En palabras de Saramago, la estructura ficcional bien dirigida permite "alcanzar una comprensión real de las innumerables e ínfimas historias personales, de ese tiempo angustiosamente perdido e informe, el tiempo que no retuvimos, el tiempo que no aprendimos a retener, la sustancia mental, espiritual e ideológica de la que finalmente estamos hechos". La escritura pensada, pues, como la razón fotográfica de quien no quiere mostrar punto por punto lo que la luz refleja, sino lo que muestran o puedan mostrar sus contornos ocultos, como las sombras de las imágenes de un Evgen Bavcar que, "en su radical autonomía", también "iluminan al mundo".

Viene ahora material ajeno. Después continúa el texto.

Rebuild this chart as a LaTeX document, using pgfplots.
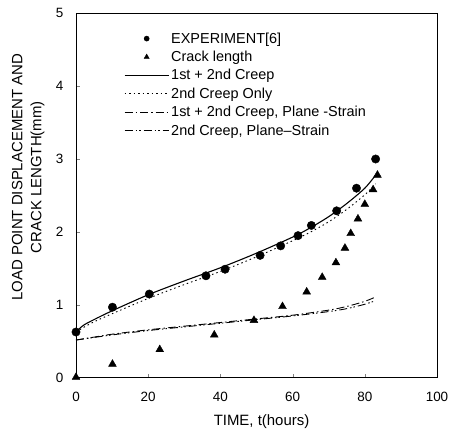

¿Cómo entender, por ejemplo, sin Pedro Páramo, ese gran vaciamiento del alma campesina que correspondió, en la primera mitad del siglo xx, a la descomposición y muerte del mito revolucionario en México? ¿Cómo hurgar, sin la pluma de Rulfo, en los pliegues más finos del ejercicio del poder absoluto que durante décadas se ejerció en algunas regiones de nuestros medios rurales? ¿Y cómo entender sin dicha escritura las debilidades más íntimas de ese mismo poder? ¿Cómo saber de los sueños, mitos y afanes de los campesinos de la región portuguesa de Alentejo sin esa extraordinaria construcción novelística de Saramago que lleva por nombre Levantado del suelo (1980)?

"Sueño lúcido, fantasía encarnada, la ficción nos completa, a nosotros, seres mutilados a quienes ha sido impuesta la atroz dicotomía de tener una sola vida y los apetitos y fantasías de desear mil", nos dirá Vargas Llosa (La verdad de las mentiras, 2002).

Son esos mismos pliegues ocultos de la historia o del alma humana los que de pronto se iluminan y revelan –como lo pensaría Nietzsche en su momento– más por el arte que por la ciencia. ¿Cómo puede mostrarse, por ejemplo, en la experiencia del cine –esa otra novelística del mundo–, la cara o parte obtusa de una escena, sin recurrir a esa "otra vía de expresión" que es propiamente "lo fílmico"? "Lo fílmico –nos dice Roland Barthes– empieza donde acaban lenguaje y metalenguaje articulados. Todo lo que puede decirse sobre Iván o Potemkin podría decirse sobre un texto escrito (llamado Iván el Terrible o El acorazado Potemkin), excepto lo que constituye el sentido obtuso; puedo comentarlo todo acerca de Eufrosinia, salvo la cualidad obtusa de su rostro: ahí precisamente está lo fílmico, en ese punto en el que el lenguaje articulado no es más que aproximativo y donde comienza otro lenguaje." (Roland Barthes, Lo obvio y lo obtuso. Imágenes, gestos, voces, 1986.)